──────── DATA EXCERPTS

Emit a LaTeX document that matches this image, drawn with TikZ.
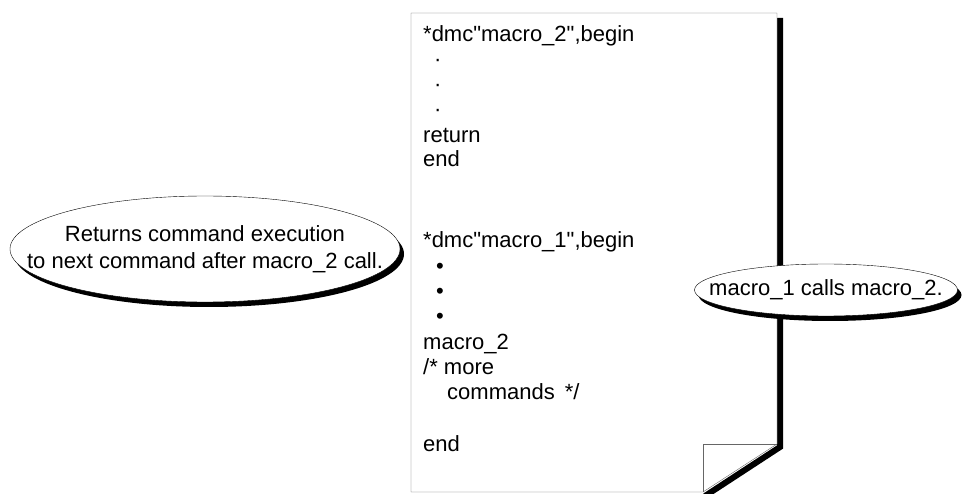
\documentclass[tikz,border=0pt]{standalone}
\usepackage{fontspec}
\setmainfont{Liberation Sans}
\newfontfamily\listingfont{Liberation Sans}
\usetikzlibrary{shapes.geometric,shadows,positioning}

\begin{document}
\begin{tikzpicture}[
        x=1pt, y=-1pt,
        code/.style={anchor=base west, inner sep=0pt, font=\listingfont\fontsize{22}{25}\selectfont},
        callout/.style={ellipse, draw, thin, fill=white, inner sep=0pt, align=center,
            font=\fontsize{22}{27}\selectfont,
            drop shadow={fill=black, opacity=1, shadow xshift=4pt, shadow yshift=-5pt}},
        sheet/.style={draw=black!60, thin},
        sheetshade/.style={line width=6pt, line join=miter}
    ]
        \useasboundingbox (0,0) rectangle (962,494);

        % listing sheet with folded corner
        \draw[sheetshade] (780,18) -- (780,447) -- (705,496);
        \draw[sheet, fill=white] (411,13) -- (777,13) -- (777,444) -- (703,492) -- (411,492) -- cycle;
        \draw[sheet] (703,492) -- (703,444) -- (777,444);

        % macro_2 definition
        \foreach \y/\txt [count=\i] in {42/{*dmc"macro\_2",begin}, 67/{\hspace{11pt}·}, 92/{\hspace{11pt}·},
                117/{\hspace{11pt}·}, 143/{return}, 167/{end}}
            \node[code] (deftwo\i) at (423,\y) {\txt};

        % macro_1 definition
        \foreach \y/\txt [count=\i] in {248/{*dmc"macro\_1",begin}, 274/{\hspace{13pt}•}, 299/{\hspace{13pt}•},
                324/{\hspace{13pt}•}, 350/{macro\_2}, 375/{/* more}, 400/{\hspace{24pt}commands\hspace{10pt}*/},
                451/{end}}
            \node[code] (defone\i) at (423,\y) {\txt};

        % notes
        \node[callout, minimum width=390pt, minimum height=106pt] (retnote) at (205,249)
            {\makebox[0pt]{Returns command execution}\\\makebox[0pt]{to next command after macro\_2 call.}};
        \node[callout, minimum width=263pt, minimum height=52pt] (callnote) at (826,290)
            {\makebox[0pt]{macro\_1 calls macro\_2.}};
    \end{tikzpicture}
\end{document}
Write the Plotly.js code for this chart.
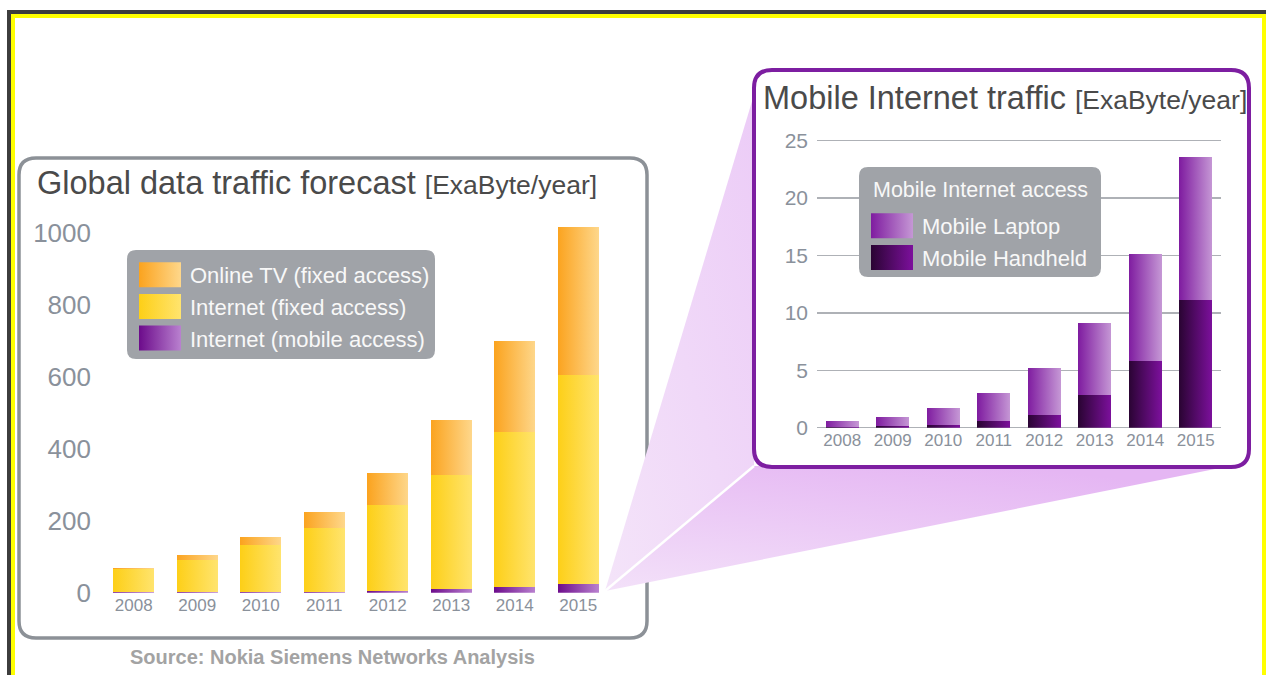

────────────────

- PROBLEM REQUIREMENTS:
Write out the records above exactly as they stand, leaving out every picture.

- COMPLETED TASK:
Emit a LaTeX document that matches this image, drawn with TikZ.
\documentclass[tikz,border=0pt]{standalone}
\usepackage{fontspec}
\setmainfont{Liberation Sans}
\newfontfamily\listingfont{Liberation Sans}
\usetikzlibrary{shapes.geometric,shadows,positioning}

\begin{document}
\begin{tikzpicture}[
        x=1pt, y=-1pt,
        code/.style={anchor=base west, inner sep=0pt, font=\listingfont\fontsize{22}{25}\selectfont},
        callout/.style={ellipse, draw, thin, fill=white, inner sep=0pt, align=center,
            font=\fontsize{22}{27}\selectfont,
            drop shadow={fill=black, opacity=1, shadow xshift=4pt, shadow yshift=-5pt}},
        sheet/.style={draw=black!60, thin},
        sheetshade/.style={line width=6pt, line join=miter}
    ]
        \useasboundingbox (0,0) rectangle (962,494);

        % listing sheet with folded corner
        \draw[sheetshade] (780,18) -- (780,447) -- (705,496);
        \draw[sheet, fill=white] (411,13) -- (777,13) -- (777,444) -- (703,492) -- (411,492) -- cycle;
        \draw[sheet] (703,492) -- (703,444) -- (777,444);

        % macro_2 definition
        \foreach \y/\txt [count=\i] in {42/{*dmc"macro\_2",begin}, 67/{\hspace{11pt}·}, 92/{\hspace{11pt}·},
                117/{\hspace{11pt}·}, 143/{return}, 167/{end}}
            \node[code] (deftwo\i) at (423,\y) {\txt};

        % macro_1 definition
        \foreach \y/\txt [count=\i] in {248/{*dmc"macro\_1",begin}, 274/{\hspace{13pt}•}, 299/{\hspace{13pt}•},
                324/{\hspace{13pt}•}, 350/{macro\_2}, 375/{/* more}, 400/{\hspace{24pt}commands\hspace{10pt}*/},
                451/{end}}
            \node[code] (defone\i) at (423,\y) {\txt};

        % notes
        \node[callout, minimum width=390pt, minimum height=106pt] (retnote) at (205,249)
            {\makebox[0pt]{Returns command execution}\\\makebox[0pt]{to next command after macro\_2 call.}};
        \node[callout, minimum width=263pt, minimum height=52pt] (callnote) at (826,290)
            {\makebox[0pt]{macro\_1 calls macro\_2.}};
    \end{tikzpicture}
\end{document}
Write the Plotly.js code for this chart.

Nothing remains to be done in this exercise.